▶ _Exercise brief_: Using the listing below, set down each line from the line containing "Output the web" through the line containing "var initialWhiskHigh = [1.460, 1.514, 1.621];", both ends included, exactly and with nothing added.

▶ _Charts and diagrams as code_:
+++++
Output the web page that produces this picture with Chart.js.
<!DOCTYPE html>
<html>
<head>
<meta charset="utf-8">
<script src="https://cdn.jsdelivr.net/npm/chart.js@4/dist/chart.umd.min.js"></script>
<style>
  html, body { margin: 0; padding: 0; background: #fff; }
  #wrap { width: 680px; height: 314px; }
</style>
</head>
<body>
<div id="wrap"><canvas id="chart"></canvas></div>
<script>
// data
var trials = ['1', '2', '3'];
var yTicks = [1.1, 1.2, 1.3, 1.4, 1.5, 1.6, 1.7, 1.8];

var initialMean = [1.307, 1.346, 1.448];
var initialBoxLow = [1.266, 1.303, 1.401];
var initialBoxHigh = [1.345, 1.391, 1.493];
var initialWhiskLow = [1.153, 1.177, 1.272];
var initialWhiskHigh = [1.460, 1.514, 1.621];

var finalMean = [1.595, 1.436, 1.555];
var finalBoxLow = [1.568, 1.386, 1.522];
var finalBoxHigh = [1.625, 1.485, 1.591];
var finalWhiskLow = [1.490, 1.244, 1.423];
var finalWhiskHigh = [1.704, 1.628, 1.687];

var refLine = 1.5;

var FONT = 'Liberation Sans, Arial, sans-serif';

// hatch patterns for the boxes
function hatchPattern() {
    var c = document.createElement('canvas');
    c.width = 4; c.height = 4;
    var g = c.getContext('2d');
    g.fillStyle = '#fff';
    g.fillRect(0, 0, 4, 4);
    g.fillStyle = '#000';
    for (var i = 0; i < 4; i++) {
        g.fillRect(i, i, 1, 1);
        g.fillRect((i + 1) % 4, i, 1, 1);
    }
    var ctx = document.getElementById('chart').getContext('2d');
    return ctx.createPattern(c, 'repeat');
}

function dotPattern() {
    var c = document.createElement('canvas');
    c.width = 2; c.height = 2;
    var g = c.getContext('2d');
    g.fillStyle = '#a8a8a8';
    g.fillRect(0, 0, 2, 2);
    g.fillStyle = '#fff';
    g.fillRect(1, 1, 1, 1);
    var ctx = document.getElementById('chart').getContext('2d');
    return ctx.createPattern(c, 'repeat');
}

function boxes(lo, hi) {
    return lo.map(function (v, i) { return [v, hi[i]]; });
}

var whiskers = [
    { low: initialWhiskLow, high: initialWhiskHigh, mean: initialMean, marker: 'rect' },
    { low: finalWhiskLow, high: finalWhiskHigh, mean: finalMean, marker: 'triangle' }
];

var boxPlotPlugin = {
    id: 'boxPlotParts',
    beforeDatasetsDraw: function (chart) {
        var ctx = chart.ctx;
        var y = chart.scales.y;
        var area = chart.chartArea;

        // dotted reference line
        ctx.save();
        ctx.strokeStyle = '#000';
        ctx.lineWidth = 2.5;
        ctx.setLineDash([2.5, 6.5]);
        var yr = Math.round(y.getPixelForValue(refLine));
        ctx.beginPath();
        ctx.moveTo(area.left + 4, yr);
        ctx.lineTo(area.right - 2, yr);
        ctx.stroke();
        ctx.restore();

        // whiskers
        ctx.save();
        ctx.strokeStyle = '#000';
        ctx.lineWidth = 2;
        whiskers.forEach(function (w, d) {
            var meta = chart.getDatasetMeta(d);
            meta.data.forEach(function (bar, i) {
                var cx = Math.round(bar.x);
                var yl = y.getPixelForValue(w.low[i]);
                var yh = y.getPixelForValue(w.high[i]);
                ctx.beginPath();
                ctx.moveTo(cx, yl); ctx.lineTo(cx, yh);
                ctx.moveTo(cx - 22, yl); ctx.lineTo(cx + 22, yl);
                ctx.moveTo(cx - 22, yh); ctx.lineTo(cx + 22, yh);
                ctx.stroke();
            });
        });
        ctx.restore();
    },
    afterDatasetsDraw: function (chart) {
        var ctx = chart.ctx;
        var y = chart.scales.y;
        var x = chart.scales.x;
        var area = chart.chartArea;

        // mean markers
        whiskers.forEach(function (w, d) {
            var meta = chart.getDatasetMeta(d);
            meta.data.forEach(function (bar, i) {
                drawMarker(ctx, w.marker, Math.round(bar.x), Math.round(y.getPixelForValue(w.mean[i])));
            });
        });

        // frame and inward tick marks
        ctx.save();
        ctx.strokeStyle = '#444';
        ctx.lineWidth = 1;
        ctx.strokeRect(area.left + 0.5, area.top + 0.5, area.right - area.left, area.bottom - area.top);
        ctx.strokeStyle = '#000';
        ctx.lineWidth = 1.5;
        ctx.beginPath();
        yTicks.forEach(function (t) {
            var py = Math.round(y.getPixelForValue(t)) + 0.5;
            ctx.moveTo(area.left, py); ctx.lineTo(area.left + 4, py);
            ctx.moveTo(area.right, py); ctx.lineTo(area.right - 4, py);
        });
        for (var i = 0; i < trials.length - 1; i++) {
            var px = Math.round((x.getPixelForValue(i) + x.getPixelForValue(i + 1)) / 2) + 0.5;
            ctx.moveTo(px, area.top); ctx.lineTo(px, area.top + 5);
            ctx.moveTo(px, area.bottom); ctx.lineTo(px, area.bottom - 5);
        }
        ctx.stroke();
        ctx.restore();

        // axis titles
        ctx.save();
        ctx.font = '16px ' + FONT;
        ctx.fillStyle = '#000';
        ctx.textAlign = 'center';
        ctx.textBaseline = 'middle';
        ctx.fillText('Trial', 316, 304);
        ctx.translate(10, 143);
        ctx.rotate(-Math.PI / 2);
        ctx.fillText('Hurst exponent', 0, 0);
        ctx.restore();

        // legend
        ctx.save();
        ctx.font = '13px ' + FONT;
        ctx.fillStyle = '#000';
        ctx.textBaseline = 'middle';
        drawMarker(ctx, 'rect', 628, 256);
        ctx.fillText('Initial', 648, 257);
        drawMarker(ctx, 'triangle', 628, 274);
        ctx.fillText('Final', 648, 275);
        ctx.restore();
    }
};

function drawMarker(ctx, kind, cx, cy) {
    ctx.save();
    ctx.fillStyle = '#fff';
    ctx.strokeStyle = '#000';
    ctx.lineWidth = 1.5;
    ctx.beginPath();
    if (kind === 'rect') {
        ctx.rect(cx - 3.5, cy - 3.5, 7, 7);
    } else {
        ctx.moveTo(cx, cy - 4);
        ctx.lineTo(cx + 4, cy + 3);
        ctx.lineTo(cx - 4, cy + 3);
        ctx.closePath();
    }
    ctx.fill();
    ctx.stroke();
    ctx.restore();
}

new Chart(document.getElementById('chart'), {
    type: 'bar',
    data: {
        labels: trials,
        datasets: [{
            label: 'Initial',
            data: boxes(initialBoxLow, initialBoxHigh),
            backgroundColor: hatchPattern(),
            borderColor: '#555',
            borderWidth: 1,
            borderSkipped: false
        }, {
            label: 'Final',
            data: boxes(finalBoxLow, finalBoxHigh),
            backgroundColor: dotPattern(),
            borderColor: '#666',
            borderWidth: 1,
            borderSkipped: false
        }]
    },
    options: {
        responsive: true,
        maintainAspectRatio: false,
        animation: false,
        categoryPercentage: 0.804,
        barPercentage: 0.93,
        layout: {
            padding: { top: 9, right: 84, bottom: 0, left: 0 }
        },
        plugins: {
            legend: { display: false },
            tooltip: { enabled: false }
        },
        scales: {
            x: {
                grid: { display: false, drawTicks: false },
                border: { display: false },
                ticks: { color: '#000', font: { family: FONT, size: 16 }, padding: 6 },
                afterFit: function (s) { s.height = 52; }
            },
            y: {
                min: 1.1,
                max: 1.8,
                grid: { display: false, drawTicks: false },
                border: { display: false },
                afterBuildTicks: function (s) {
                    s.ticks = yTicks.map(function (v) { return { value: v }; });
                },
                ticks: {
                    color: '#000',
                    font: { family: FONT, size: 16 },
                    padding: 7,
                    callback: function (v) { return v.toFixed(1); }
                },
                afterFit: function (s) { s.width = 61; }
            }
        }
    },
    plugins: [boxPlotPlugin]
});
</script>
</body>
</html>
+++++
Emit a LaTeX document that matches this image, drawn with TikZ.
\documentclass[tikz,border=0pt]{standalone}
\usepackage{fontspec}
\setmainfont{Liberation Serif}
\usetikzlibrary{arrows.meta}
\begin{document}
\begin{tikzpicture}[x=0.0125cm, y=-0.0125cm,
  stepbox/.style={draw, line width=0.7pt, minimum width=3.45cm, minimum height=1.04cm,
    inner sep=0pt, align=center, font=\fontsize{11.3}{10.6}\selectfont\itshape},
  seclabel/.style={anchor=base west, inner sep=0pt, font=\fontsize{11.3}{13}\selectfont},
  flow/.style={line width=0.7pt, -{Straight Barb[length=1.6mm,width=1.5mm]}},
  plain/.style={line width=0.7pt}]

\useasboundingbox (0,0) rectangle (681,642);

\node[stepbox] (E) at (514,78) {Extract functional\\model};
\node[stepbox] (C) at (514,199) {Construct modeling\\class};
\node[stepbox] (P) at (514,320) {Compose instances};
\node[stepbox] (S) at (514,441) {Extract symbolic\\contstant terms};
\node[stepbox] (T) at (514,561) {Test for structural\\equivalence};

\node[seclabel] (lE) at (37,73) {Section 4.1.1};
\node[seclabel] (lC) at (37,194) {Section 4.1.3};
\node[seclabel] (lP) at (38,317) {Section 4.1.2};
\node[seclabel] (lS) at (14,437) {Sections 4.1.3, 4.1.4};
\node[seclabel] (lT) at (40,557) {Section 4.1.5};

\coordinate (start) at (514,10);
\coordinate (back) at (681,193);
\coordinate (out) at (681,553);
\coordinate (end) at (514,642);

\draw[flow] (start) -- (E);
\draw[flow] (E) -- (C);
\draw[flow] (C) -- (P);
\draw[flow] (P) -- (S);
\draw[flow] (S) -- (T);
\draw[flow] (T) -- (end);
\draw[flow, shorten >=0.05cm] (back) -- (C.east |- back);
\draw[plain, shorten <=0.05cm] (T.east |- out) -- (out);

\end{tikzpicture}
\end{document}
+++++
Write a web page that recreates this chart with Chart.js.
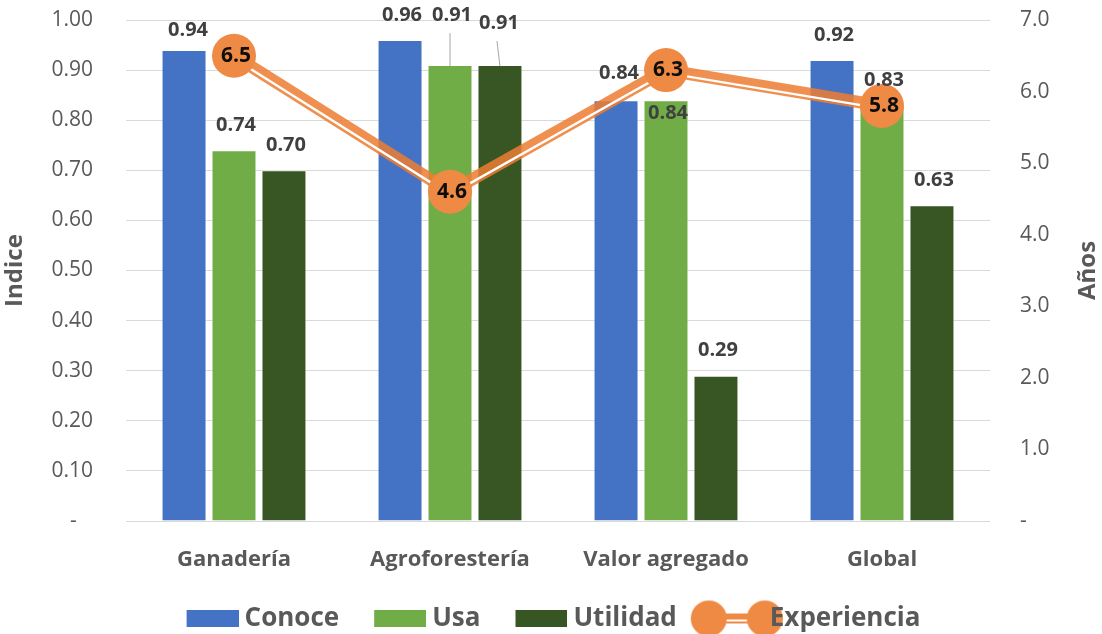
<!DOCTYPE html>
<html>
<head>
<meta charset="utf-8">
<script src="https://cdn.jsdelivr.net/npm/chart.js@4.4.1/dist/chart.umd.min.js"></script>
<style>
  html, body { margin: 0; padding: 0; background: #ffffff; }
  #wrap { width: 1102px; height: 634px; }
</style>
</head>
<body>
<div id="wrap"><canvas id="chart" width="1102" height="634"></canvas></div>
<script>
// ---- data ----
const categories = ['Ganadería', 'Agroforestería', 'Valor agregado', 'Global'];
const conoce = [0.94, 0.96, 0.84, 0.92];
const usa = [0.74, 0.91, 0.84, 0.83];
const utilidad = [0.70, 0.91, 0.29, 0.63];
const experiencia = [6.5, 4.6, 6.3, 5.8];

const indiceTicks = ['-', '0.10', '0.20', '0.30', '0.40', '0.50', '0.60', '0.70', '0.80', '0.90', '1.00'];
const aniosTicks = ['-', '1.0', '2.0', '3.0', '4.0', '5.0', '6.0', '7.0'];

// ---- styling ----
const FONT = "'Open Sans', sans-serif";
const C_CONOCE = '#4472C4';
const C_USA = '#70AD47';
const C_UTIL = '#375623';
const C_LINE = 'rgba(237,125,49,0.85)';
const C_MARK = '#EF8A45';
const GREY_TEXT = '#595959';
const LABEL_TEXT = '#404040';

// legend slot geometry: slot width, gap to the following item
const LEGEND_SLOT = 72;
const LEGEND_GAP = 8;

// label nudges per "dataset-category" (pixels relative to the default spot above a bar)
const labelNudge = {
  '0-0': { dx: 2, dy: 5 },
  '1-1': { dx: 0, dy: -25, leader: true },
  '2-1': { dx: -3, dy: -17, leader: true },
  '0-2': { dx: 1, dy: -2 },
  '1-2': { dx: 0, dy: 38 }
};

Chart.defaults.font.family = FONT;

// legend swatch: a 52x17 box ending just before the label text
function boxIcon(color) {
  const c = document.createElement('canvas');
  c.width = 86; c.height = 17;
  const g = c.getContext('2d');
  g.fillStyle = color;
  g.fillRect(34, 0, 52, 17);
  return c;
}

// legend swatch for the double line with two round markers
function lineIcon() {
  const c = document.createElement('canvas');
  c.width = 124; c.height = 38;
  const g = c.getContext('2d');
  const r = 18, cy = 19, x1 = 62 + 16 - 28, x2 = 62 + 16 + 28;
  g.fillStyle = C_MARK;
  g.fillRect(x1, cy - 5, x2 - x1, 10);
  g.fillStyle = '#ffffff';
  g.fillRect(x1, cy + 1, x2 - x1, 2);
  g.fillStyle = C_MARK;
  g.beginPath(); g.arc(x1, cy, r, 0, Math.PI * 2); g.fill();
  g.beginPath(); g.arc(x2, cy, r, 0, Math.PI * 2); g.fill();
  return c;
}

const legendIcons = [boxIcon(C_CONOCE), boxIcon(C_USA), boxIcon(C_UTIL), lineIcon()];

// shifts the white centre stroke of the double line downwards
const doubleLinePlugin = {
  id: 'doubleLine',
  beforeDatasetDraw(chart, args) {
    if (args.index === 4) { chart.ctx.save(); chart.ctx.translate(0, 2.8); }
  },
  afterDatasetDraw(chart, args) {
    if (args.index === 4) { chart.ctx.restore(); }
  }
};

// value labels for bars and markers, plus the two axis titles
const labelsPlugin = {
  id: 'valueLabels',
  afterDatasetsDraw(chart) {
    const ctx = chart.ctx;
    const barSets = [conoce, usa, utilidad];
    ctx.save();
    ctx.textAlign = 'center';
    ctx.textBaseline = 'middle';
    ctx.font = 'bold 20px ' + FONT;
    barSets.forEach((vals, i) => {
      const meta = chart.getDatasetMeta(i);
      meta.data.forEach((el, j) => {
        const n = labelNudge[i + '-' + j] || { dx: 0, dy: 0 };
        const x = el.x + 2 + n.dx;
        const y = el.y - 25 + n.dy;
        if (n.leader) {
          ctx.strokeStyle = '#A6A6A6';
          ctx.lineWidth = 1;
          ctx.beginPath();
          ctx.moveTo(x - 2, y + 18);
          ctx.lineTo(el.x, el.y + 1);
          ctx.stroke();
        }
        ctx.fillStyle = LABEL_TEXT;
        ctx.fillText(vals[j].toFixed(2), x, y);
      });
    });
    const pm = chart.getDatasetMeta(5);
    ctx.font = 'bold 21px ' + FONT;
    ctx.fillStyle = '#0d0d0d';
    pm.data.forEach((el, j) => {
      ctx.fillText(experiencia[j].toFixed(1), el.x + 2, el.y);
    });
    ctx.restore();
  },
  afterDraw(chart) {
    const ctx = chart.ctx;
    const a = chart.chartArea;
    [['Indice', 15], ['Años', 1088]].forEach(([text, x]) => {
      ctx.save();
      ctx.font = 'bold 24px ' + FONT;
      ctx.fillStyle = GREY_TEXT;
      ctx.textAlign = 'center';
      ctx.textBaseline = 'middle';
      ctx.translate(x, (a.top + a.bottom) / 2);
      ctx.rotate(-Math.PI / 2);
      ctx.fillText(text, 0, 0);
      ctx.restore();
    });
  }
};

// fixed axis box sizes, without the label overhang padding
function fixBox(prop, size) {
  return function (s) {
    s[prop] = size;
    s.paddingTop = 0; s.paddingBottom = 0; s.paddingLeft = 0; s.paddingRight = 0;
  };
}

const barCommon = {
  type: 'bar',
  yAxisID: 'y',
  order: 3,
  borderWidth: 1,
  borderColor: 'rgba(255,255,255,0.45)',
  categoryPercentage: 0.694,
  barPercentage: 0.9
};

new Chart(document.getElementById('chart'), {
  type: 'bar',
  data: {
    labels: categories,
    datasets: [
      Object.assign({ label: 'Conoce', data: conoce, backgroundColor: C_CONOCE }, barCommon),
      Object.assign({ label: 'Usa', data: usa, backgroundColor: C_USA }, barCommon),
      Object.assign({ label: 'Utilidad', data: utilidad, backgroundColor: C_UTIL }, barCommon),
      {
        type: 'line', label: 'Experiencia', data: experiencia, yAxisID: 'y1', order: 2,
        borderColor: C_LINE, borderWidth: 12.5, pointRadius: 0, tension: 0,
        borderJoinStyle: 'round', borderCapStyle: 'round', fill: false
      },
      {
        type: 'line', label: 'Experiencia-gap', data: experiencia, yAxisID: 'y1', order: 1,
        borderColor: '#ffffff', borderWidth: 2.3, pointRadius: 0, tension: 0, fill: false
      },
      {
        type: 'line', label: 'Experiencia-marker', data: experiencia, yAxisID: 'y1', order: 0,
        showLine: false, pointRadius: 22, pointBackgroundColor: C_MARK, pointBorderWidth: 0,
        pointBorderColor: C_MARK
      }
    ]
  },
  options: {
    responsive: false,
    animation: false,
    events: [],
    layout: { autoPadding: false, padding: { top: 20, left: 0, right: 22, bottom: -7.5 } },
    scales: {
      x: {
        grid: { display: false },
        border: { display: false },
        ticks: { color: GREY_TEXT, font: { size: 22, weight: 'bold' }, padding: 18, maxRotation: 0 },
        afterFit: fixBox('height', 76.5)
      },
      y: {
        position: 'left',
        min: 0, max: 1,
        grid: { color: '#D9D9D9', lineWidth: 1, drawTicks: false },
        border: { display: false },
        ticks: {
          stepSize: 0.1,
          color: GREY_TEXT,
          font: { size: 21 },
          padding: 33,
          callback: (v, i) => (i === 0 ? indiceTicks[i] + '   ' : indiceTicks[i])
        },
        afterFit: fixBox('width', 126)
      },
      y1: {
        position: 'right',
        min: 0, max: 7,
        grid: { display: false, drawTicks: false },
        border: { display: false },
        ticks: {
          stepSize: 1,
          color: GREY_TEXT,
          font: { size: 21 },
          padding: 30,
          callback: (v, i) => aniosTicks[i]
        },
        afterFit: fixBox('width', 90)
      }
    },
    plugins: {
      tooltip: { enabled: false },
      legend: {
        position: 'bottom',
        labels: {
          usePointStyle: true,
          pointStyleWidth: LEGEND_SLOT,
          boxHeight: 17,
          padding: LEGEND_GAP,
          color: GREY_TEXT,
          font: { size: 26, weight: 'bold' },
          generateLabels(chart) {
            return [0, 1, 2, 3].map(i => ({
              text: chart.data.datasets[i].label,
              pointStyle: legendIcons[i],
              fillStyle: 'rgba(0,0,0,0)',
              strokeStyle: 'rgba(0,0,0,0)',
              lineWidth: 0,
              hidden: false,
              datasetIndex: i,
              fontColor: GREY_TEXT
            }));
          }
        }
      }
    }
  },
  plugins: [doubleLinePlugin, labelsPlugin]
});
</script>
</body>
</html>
+++++
▶ _Correct answer_:
Output the web page that produces this picture with Chart.js.
<!DOCTYPE html>
<html>
<head>
<meta charset="utf-8">
<script src="https://cdn.jsdelivr.net/npm/chart.js@4/dist/chart.umd.min.js"></script>
<style>
  html, body { margin: 0; padding: 0; background: #fff; }
  #wrap { width: 680px; height: 314px; }
</style>
</head>
<body>
<div id="wrap"><canvas id="chart"></canvas></div>
<script>
// data
var trials = ['1', '2', '3'];
var yTicks = [1.1, 1.2, 1.3, 1.4, 1.5, 1.6, 1.7, 1.8];

var initialMean = [1.307, 1.346, 1.448];
var initialBoxLow = [1.266, 1.303, 1.401];
var initialBoxHigh = [1.345, 1.391, 1.493];
var initialWhiskLow = [1.153, 1.177, 1.272];
var initialWhiskHigh = [1.460, 1.514, 1.621];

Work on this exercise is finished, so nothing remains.